:: RAW DATA

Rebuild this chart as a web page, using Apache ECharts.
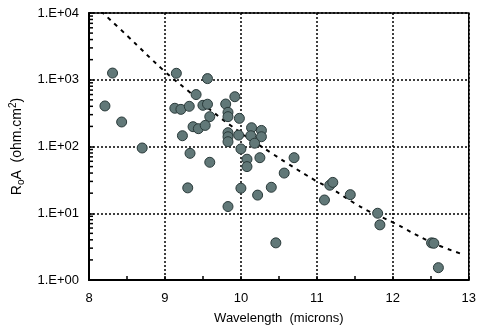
<!DOCTYPE html>
<html>
<head>
<meta charset="utf-8">
<script src="https://cdn.jsdelivr.net/npm/echarts@6/dist/echarts.min.js"></script>
<style>html,body{margin:0;padding:0;background:#fff;}#c{width:479px;height:334px;}</style>
</head>
<body>
<div id="c"></div>
<script>
// Measured points: wavelength (microns) and R0A (ohm.cm^2)
var pointX = [8.31, 8.21, 8.43, 8.70, 9.15, 9.56, 9.41, 9.13, 9.21, 9.32, 9.50, 9.56, 9.59, 9.37, 9.44, 9.53, 9.23, 9.33, 9.59, 9.30,
  9.92, 9.80, 9.83, 9.83, 9.98, 10.14, 10.27, 9.83, 9.83, 9.83, 9.97, 10.13, 10.27, 10.18, 10.00, 10.08, 10.08, 10.25, 10.70, 10.57,
  10.00, 10.22, 10.40, 10.46, 11.10, 11.17, 11.21, 11.44, 9.83, 11.80, 11.83, 12.51, 12.54, 12.60];
var pointY = [1260, 405, 233, 95, 1250, 1040, 600, 374, 360, 400, 414, 430, 280, 198, 185, 207, 145, 79, 58, 24,
  557, 433, 325, 280, 264, 191, 174, 161, 140, 118, 148, 145, 140, 112, 92, 64.5, 50, 68, 68, 40,
  23.7, 18.7, 24.5, 3.6, 15.8, 26.3, 29, 19, 12.6, 10, 6.7, 3.6, 3.55, 1.53];
// Dashed reference curve
var curveX = [8.16, 8.5, 9.0, 9.3, 9.6, 10.0, 10.4, 10.6, 11.0, 11.2, 11.5, 11.7, 12.0, 12.5, 12.93];
var curveY = [10600, 4600, 1320, 690, 352, 160, 80, 57, 30, 23, 14, 10.5, 7.3, 3.7, 2.4];
// Axis tick labels
var xTickLabels = ['8', '9', '10', '11', '12', '13'];
var yTickLabels = ['1.E+00', '1.E+01', '1.E+02', '1.E+03', '1.E+04'];
var yMinorMultipliers = [2, 3, 4, 5, 6, 7, 8, 9];
var yDecades = [1, 10, 100, 1000];

var scatterData = pointX.map(function (x, i) { return [x, pointY[i]]; });
var curveData = curveX.map(function (x, i) { return [x, curveY[i]]; });
var minorData = [];
yDecades.forEach(function (d) { yMinorMultipliers.forEach(function (m) { minorData.push([8, d * m]); }); });

var FONT = 'Liberation Sans, Arial, sans-serif';
var chart = echarts.init(document.getElementById('c'), null, {renderer: 'canvas'});
chart.setOption({
  animation: false,
  backgroundColor: '#fff',
  grid: {left: 89, right: 7, top: 13, bottom: 54, show: true, borderColor: '#000', borderWidth: 1.5, backgroundColor: 'transparent'},
  xAxis: {
    type: 'value', min: 8, max: 13, interval: 1,
    axisLine: {show: true, onZero: false, lineStyle: {color: '#000', width: 2}},
    axisTick: {show: true, inside: true, length: 4, lineStyle: {color: '#000', width: 1.5}},
    minorTick: {show: true, splitNumber: 2, length: 4, lineStyle: {color: '#000', width: 1.5}},
    splitLine: {show: true, lineStyle: {color: '#000', type: [2, 2], width: 1.5}},
    axisLabel: {color: '#000', fontFamily: FONT, fontSize: 13, margin: 12,
      formatter: function (v) { return xTickLabels[Math.round(v - 8)]; }},
    name: 'Wavelength  (microns)', nameLocation: 'middle', nameGap: 32,
    nameTextStyle: {color: '#000', fontFamily: FONT, fontSize: 13}
  },
  yAxis: {
    type: 'log', min: 1, max: 10000, logBase: 10,
    axisLine: {show: true, lineStyle: {color: '#000', width: 2}},
    axisTick: {show: true, inside: true, length: 5, lineStyle: {color: '#000', width: 1.5}},
    splitLine: {show: true, lineStyle: {color: '#000', type: [2, 2], width: 1.5}},
    axisLabel: {color: '#000', fontFamily: FONT, fontSize: 13, margin: 10,
      formatter: function (v) { return yTickLabels[Math.round(Math.log10(v))]; }},
    name: '{a|R}{s|o}{a|A  (ohm.cm}{p|2}{a|)}', nameLocation: 'middle', nameGap: 60, nameRotate: 90,
    nameTextStyle: {color: '#000', fontFamily: FONT, fontSize: 14,
      rich: {
        a: {fontFamily: FONT, fontSize: 14, color: '#000', verticalAlign: 'middle', lineHeight: 18},
        s: {fontFamily: FONT, fontSize: 10, color: '#000', verticalAlign: 'bottom', lineHeight: 10},
        p: {fontFamily: FONT, fontSize: 10, color: '#000', verticalAlign: 'top', lineHeight: 10}
      }}
  },
  series: [
    {
      type: 'custom', data: minorData, silent: true, clip: false, z: 5,
      renderItem: function (params, api) {
        var p = api.coord([api.value(0), api.value(1)]);
        return {type: 'line', shape: {x1: p[0], y1: p[1], x2: p[0] + 4, y2: p[1]}, style: {stroke: '#000', lineWidth: 1.5}};
      }
    },
    {
      type: 'line', data: curveData, smooth: 0.4, showSymbol: false, symbol: 'none', clip: true, z: 3,
      lineStyle: {color: '#000', width: 2, type: [4, 5]}
    },
    {
      type: 'scatter', data: scatterData, symbol: 'circle', symbolSize: 10, z: 4,
      itemStyle: {color: '#617878', borderColor: '#2a3a3a', borderWidth: 1, opacity: 1}
    }
  ]
});
</script>
</body>
</html>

::::

→ **WHAT THE EXERCISE ASKS**
Transcribe the material exactly, keeping every word and none of the pictures.

→ **RESULT FOR THIS EXERCISE**
Rebuild this chart as a web page, using Apache ECharts.
<!DOCTYPE html>
<html>
<head>
<meta charset="utf-8">
<script src="https://cdn.jsdelivr.net/npm/echarts@6/dist/echarts.min.js"></script>
<style>html,body{margin:0;padding:0;background:#fff;}#c{width:479px;height:334px;}</style>
</head>
<body>
<div id="c"></div>
<script>
// Measured points: wavelength (microns) and R0A (ohm.cm^2)
var pointX = [8.31, 8.21, 8.43, 8.70, 9.15, 9.56, 9.41, 9.13, 9.21, 9.32, 9.50, 9.56, 9.59, 9.37, 9.44, 9.53, 9.23, 9.33, 9.59, 9.30,
  9.92, 9.80, 9.83, 9.83, 9.98, 10.14, 10.27, 9.83, 9.83, 9.83, 9.97, 10.13, 10.27, 10.18, 10.00, 10.08, 10.08, 10.25, 10.70, 10.57,
  10.00, 10.22, 10.40, 10.46, 11.10, 11.17, 11.21, 11.44, 9.83, 11.80, 11.83, 12.51, 12.54, 12.60];
var pointY = [1260, 405, 233, 95, 1250, 1040, 600, 374, 360, 400, 414, 430, 280, 198, 185, 207, 145, 79, 58, 24,
  557, 433, 325, 280, 264, 191, 174, 161, 140, 118, 148, 145, 140, 112, 92, 64.5, 50, 68, 68, 40,
  23.7, 18.7, 24.5, 3.6, 15.8, 26.3, 29, 19, 12.6, 10, 6.7, 3.6, 3.55, 1.53];
// Dashed reference curve
var curveX = [8.16, 8.5, 9.0, 9.3, 9.6, 10.0, 10.4, 10.6, 11.0, 11.2, 11.5, 11.7, 12.0, 12.5, 12.93];
var curveY = [10600, 4600, 1320, 690, 352, 160, 80, 57, 30, 23, 14, 10.5, 7.3, 3.7, 2.4];
// Axis tick labels
var xTickLabels = ['8', '9', '10', '11', '12', '13'];
var yTickLabels = ['1.E+00', '1.E+01', '1.E+02', '1.E+03', '1.E+04'];
var yMinorMultipliers = [2, 3, 4, 5, 6, 7, 8, 9];
var yDecades = [1, 10, 100, 1000];

var scatterData = pointX.map(function (x, i) { return [x, pointY[i]]; });
var curveData = curveX.map(function (x, i) { return [x, curveY[i]]; });
var minorData = [];
yDecades.forEach(function (d) { yMinorMultipliers.forEach(function (m) { minorData.push([8, d * m]); }); });

var FONT = 'Liberation Sans, Arial, sans-serif';
var chart = echarts.init(document.getElementById('c'), null, {renderer: 'canvas'});
chart.setOption({
  animation: false,
  backgroundColor: '#fff',
  grid: {left: 89, right: 7, top: 13, bottom: 54, show: true, borderColor: '#000', borderWidth: 1.5, backgroundColor: 'transparent'},
  xAxis: {
    type: 'value', min: 8, max: 13, interval: 1,
    axisLine: {show: true, onZero: false, lineStyle: {color: '#000', width: 2}},
    axisTick: {show: true, inside: true, length: 4, lineStyle: {color: '#000', width: 1.5}},
    minorTick: {show: true, splitNumber: 2, length: 4, lineStyle: {color: '#000', width: 1.5}},
    splitLine: {show: true, lineStyle: {color: '#000', type: [2, 2], width: 1.5}},
    axisLabel: {color: '#000', fontFamily: FONT, fontSize: 13, margin: 12,
      formatter: function (v) { return xTickLabels[Math.round(v - 8)]; }},
    name: 'Wavelength  (microns)', nameLocation: 'middle', nameGap: 32,
    nameTextStyle: {color: '#000', fontFamily: FONT, fontSize: 13}
  },
  yAxis: {
    type: 'log', min: 1, max: 10000, logBase: 10,
    axisLine: {show: true, lineStyle: {color: '#000', width: 2}},
    axisTick: {show: true, inside: true, length: 5, lineStyle: {color: '#000', width: 1.5}},
    splitLine: {show: true, lineStyle: {color: '#000', type: [2, 2], width: 1.5}},
    axisLabel: {color: '#000', fontFamily: FONT, fontSize: 13, margin: 10,
      formatter: function (v) { return yTickLabels[Math.round(Math.log10(v))]; }},
    name: '{a|R}{s|o}{a|A  (ohm.cm}{p|2}{a|)}', nameLocation: 'middle', nameGap: 60, nameRotate: 90,
    nameTextStyle: {color: '#000', fontFamily: FONT, fontSize: 14,
      rich: {
        a: {fontFamily: FONT, fontSize: 14, color: '#000', verticalAlign: 'middle', lineHeight: 18},
        s: {fontFamily: FONT, fontSize: 10, color: '#000', verticalAlign: 'bottom', lineHeight: 10},
        p: {fontFamily: FONT, fontSize: 10, color: '#000', verticalAlign: 'top', lineHeight: 10}
      }}
  },
  series: [
    {
      type: 'custom', data: minorData, silent: true, clip: false, z: 5,
      renderItem: function (params, api) {
        var p = api.coord([api.value(0), api.value(1)]);
        return {type: 'line', shape: {x1: p[0], y1: p[1], x2: p[0] + 4, y2: p[1]}, style: {stroke: '#000', lineWidth: 1.5}};
      }
    },
    {
      type: 'line', data: curveData, smooth: 0.4, showSymbol: false, symbol: 'none', clip: true, z: 3,
      lineStyle: {color: '#000', width: 2, type: [4, 5]}
    },
    {
      type: 'scatter', data: scatterData, symbol: 'circle', symbolSize: 10, z: 4,
      itemStyle: {color: '#617878', borderColor: '#2a3a3a', borderWidth: 1, opacity: 1}
    }
  ]
});
</script>
</body>
</html>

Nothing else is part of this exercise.